Through the Spirit.  The Spirit of God and of Christ.  Keep that in mind, for that is the only way, the right way, to mortify and kill in us these vices and passions, which, unless we kill them, will kill us.  The only way.  For men have tried other ways in old times, do try other ways now:  but they fail.  I could mention many plans which they have tried.  But I will only mention the one which you and I are likely to try.
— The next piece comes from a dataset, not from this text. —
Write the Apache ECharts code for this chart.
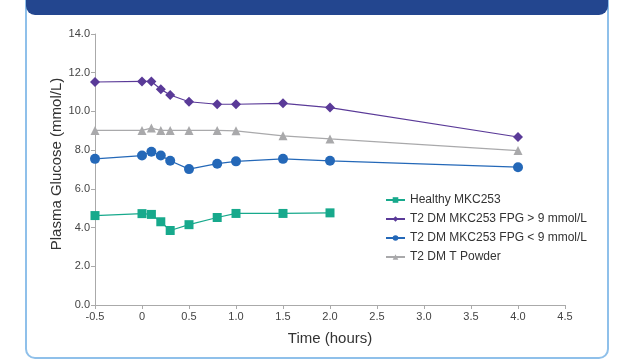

A young man runs wild for a few years, as young men are too apt to do:  but at last he finds that ill-living does not pay.  It hurts his health, his pocket, his character.  He makes himself ill; he cannot get employed; he has ruin staring him in the face, from his wild living.  He must mend.  If he intends to keep out of the workhouse, the gaol, the grave, he must mortify the deeds of the body.  He must bridle his passions, give up lying about, drinking, swearing, cheating, running after bad women:  and if he has a strong will, he does it from mere selfish prudence.  But is he safe?  I think not, as long as he loves still the bad ways he has given up.  He has given them up, not because he hates them, because he is ashamed of them, because he knows them to be hateful to God, and ruinous to his own soul:  but because they do not pay.  The man himself is not changed.  His heart within is not converted.  The outside of his life is whitewashed; but his heart may be as foul as ever; as full as ever of selfishness, greediness, meanness.  And what happens to him?  Too often, what happened to the man in the parable, when the unclean spirit went out of him, and came back again.  The unclean spirit found his home swept and garnished:  but empty.  All very neat and respectable:  but empty.  There was no other spirit dwelling there.  No good spirit, who could fight the unclean spirit and keep him out.  So he took to himself seven other spirits worse than himself—­hypocrisy, cant, cunning, covetousness, and all the smooth-shaven sins which beset middle-aged and elderly men; and they dwell there, and so does the unclean spirit of youth too.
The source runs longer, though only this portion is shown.